O PASTORIL PROFANO e as
NOVAS CORPORIFICAÇÕES
DO DESEJO
Um grupo de pescadores vestidos de mulher reinterpretam coreografias e músicas de uma manifestação folclórica do ciclo de festas natalinas da região. O pastoril dos homens se revela na libido, na farsa e no epistêmico. O Pastoril é, antes de tudo, uma representação do desejo de continuidade – pensando a construção da identidade de um povo que tem o tempo como medida – de algo que precisa ser preservado.

O grupo existe há decadas, mais ou menos o tempo em que começou a transposição da vila de pescadores à beira-mar para a periferia. Penso que o esforço de manter o grupo em atividade vem do desejo de afirmar a força de um povo que já perdeu tanto, que preservar é urgente.
Ao vivo, eles cantam as próprias composições que subvertem, como parodias, as letras originais do folguedo popular mais tradicional de Alagoas.

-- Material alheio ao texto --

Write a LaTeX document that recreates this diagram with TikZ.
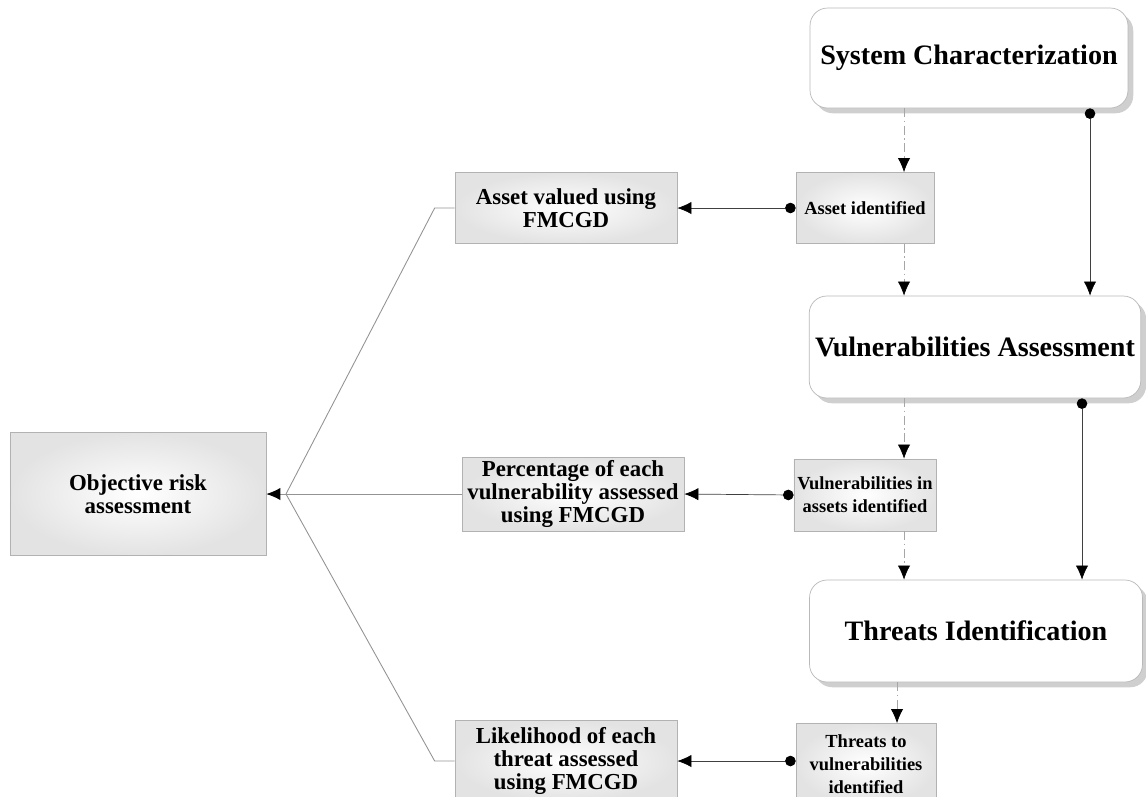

Mais: um vídeo com registros e entrevistas tenta documentar o pastoril dos homens de forma não narrativa, visto que a narrativa já está no próprio assunto, o vídeo não linear, propõe muito mais a experiência do que uma compreensão sistêmica do pastoril. São imagens que se atravessam como uma história contada ao contrário. Esse embaralhamento editorial funda uma memória líquida, fluida, talvez o vapor de uma lembrança da alma, do mar e do milagre.